Проходит неделя, и меня отпускают на один день домой. Виталик подписывает какую-то бумажку, обязуясь не оставлять меня без присмотра и на следующее утро доставить обратно в больницу. Дома я вытряхиваю запасы вязальных ниток из шкафа на пол, долго в них роюсь, нахожу нужное, остальное заталкиваю обратно в шкаф. Включаю компьютер. Достаю вязальную машину и включаю ее в розетку. Виталик курит на балконе, время от времени поглядывая на меня.
- Езжай домой, - говорю я. - Я в полном порядке. Мне нужно несколько часов для себя. Я позвоню тебе, если что, но обещаю, со мной ничего не случится.
- Ты нормально себя чувствуешь? - спрашивает он, подходит близко. Смазливая мордашка наклоняется ко мне и смотрит без улыбки, целует в переносицу. - Мне сказали не оставлять тебя одну.
- Они хотят перестраховаться. Все не так плохо на самом деле. Я в полном порядке.
Он идет на балкон, тушит сигарету в пепельнице и возвращается.
- Мне действительно нужно кое-куда съездить. Я не буду долго. Если что, я на телефоне.
Я киваю. За ним закрывается дверь.
За эскизами я не замечаю, как проходит время. Заправляю нитки в машинку, и в глазах покачивается едва уловимая рябь. Пытаюсь еще раз, нитка не лезет, перед глазами все плывет. Дохожу до ванной, открываю кран и выплескиваю полные пригоршни воды себе в лицо. Щеки горят. Я не обратила внимания, как у меня поднялась температура. Пищит телефон.
Если это Виталик, попрошу чтобы сегодня не приезжал. Я совсем ничего не успела. Вместо коридора вижу круги: зеленые, розовые, синие. Как калейдоскоп. Глупо махаю руками перед глазами, круги не исчезают. Иду ладонями по стенке в салон.
Телефон пищит все настойчивее. Хватаю его и чуть не теряю сознание, услышав твой голос.
- Привет, - говоришь ты как ни в чем не бывало. - Я билеты купил на Стинга, пойдем в субботу?

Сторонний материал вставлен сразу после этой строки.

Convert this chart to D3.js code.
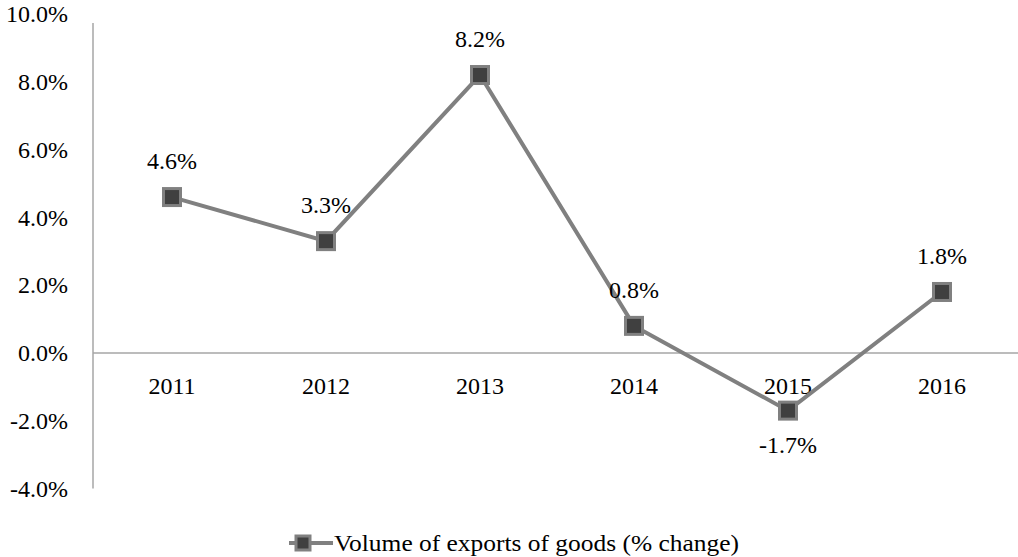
<!DOCTYPE html>
<html><head><meta charset="utf-8">
<script src="https://cdn.jsdelivr.net/npm/d3@7"></script>
<style>body{margin:0;background:#fff}svg{display:block}text{font-family:"Liberation Serif","Times New Roman",serif;font-size:24px;fill:#000}</style>
</head><body><svg id="c" width="1018" height="557"></svg>
<script>
const categories = ["2011","2012","2013","2014","2015","2016"];
const values = [4.6, 3.3, 8.2, 0.8, -1.7, 1.8];
const labels = ["4.6%","3.3%","8.2%","0.8%","-1.7%","1.8%"];
const yTicks = [10, 8, 6, 4, 2, 0, -2, -4];
const seriesName = "Volume of exports of goods (% change)";

const svg = d3.select("#c");
const x = d3.scaleBand().domain(categories).range([95, 1019]);
const y = d3.scaleLinear().domain([-4, 10]).range([488.6, 14]);

// y axis
const yAxis = d3.axisLeft(y).tickValues(yTicks).tickSize(0).tickPadding(25).tickFormat(d => d.toFixed(1) + "%");
const gy = svg.append("g").attr("transform", "translate(93,0)").call(yAxis);
gy.select(".domain").remove();
gy.selectAll("text").style("font-family", '"Liberation Serif",serif').style("font-size", "24px").attr("fill", "#000").attr("dy", "0.32em");
svg.append("line").attr("x1", 93).attr("x2", 93).attr("y1", 23).attr("y2", y(-4)).attr("stroke", "#a6a6a6").attr("stroke-width", 1.5);

// x axis at zero
const xAxis = d3.axisBottom(x).tickSize(0).tickPadding(33);
const gx = svg.append("g").attr("transform", `translate(0,${y(0)})`).call(xAxis);
gx.select(".domain").remove();
gx.selectAll("text").style("font-family", '"Liberation Serif",serif').style("font-size", "24px").attr("fill", "#000").attr("dy", "0.32em");
svg.append("line").attr("x1", 93).attr("x2", 1018).attr("y1", y(0)).attr("y2", y(0)).attr("stroke", "#a6a6a6").attr("stroke-width", 1.5);

const cx = d => x(d) + x.bandwidth() / 2;
const data = categories.map((c, i) => ({c, v: values[i], l: labels[i]}));

svg.append("path").datum(data)
  .attr("d", d3.line().x(d => cx(d.c)).y(d => y(d.v)))
  .attr("fill", "none").attr("stroke", "#808080").attr("stroke-width", 4);

svg.selectAll("rect.m").data(data).join("rect").attr("class", "m")
  .attr("x", d => cx(d.c) - 8.5).attr("y", d => y(d.v) - 8.5)
  .attr("width", 17).attr("height", 17)
  .attr("fill", "#404040").attr("stroke", "#808080").attr("stroke-width", 3);

svg.selectAll("text.lab").data(data).join("text").attr("class", "lab")
  .attr("x", d => cx(d.c))
  .attr("y", d => d.v < 0 ? y(d.v) + 35 : y(d.v) - 36)
  .attr("dy", "0.32em").attr("text-anchor", "middle").text(d => d.l);

// legend
const lg = svg.append("g");
lg.append("line").attr("x1", 289).attr("x2", 333).attr("y1", 543).attr("y2", 543).attr("stroke", "#808080").attr("stroke-width", 4);
lg.append("rect").attr("x", 296).attr("y", 536).attr("width", 14).attr("height", 14).attr("fill", "#404040").attr("stroke", "#808080").attr("stroke-width", 3);
lg.append("text").attr("x", 334).attr("y", 543).attr("dy", "0.32em")
  .attr("textLength", 405).attr("lengthAdjust", "spacingAndGlyphs").text(seriesName);
</script></body></html>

Я молчу. Сижу в копне ниток для вязания и размазываю рукой по щекам непонятно откуда взявшиеся слёзы. И не могу ничего ответить.
- Тебе еще не надоело играть в эти глупости? Я соскучился, я не могу без тебя!!! - твой голос волновался. - Альбина, выходи за меня замуж. Слышишь? И хватит фигней заниматься.
Сижу в копне ниток и плачу. Мне трудно говорить, хоть я еще и не пыталась. Так хочется наговорить тебе много ласковых слов, но нет слов, нет голоса, в глотке спазмы, сглатываю комок и снова реву.
- Маленькая девочка, ты напилась? Ты плачешь?
В глазах темнеет. Жара стучит у меня в висках, а я по-прежнему не могу сказать ни слова.
- Ты выйдешь за меня замуж?
- Нет. - Пугаюсь своего хриплого голоса и сворачиваюсь в гусеницу на полу. Неужели я это говорю? Я, я ведь хочу этого больше всего на свете! Пытаюсь что-то прохрипеть. Душат слезы.
- Не плачь, я сейчас приеду за тобой и больше никогда не позволю делать глупости!..
- Нет. Нееет, нет, нет.
Нужно дойти до ванной, плеснуть в лицо воды. Нужно дойти до ванной.
В голове шум. Что-то упало на пол. Ничего не вижу, твоего голоса больше не слышно, должно быть, упал мобильный.
Нужно дойти.
Круги вернулись. Красный, розовый, оранжевый. Это в окно моей студии таращится яркое закатное солнце.